Sessions urges leaders not to exceed spending caps in Budget Control Act

Jeff Sessions / AP
November 26, 2012

A top Republican is insisting that party leaders retain more than $2 trillion in spending cuts agreed to in last year’s budget agreement as negotiations over the so-called fiscal cliff heat up.

Sen. Jeff Sessions (R., Ala.), ranking member on the Senate Budget Committee, sent a letter to Republican and Democratic leaders last week urging them not to exceed the spending caps outlined in the Budget Control Act (BCA) of 2011, legislation passed last year following a showdown over the federal debt ceiling.

Those caps were intended to slow the rate of spending growth over the next decade and reduce the federal deficit by $2.1 trillion, which is equal to the amount by which Congress agreed to raise the debt limit.

Sessions is concerned that the caps could be scuttled in an attempt to negotiate a deal to avoid going over the "fiscal cliff," the term used to describe more than $600 billion in automatic spending cuts and tax increases scheduled to occur on Jan. 1, 2013.
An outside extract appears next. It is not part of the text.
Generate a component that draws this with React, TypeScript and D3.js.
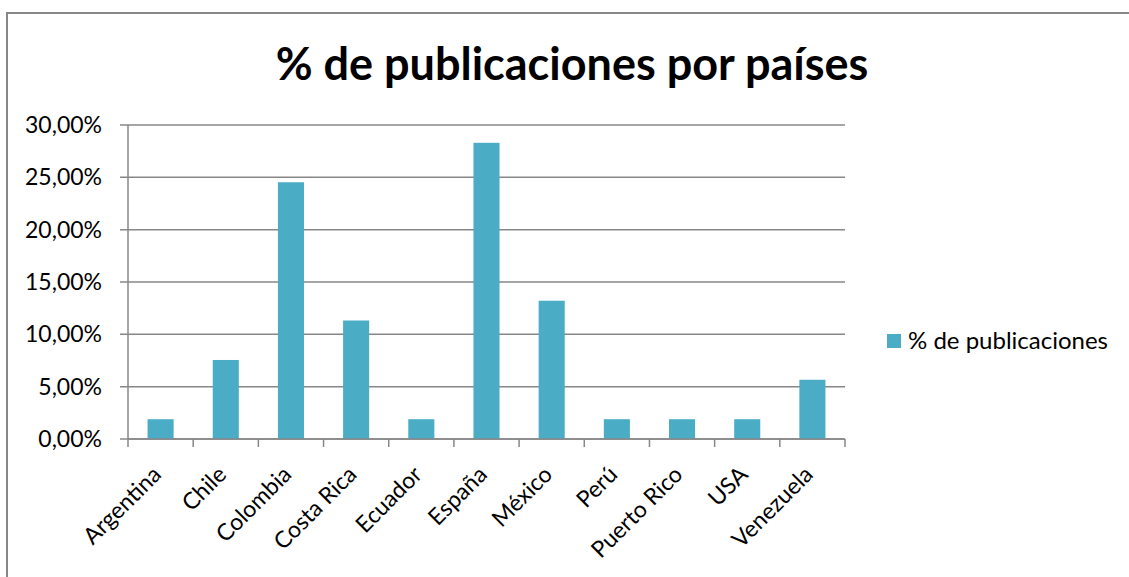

"As you know, the BCA signed into law August of last year required that spending be reduced by $2.1 trillion in exchange for an immediate $2.1 trillion increase in the debt limit," Sessions wrote. "Congress must reorganize and reprioritize these cuts, but we must not retreat from the overall amount Congress agreed to and that the President signed into law."

Sessions noted that party leaders are likely to discuss a host of measures, such as an extension of unemployment insurance, which could increase spending above the levels outlined in the BCA.

"Offsets for any of these changes must also be achieved through real savings, not gimmicks like counting baseline savings from future war spending that is not expected to occur," he wrote.

President Barack Obama and his Democratic allies are notorious for their reliance on accounting tricks that artificially inflate the magnitude of savings in their proposals.

Sessions and other Republicans have also expressed concern that the secretive nature of the fiscal cliff negotiations could ultimately reward Democrats for their refusal to endorse a viable plan to solve the nation’s burgeoning debt problem.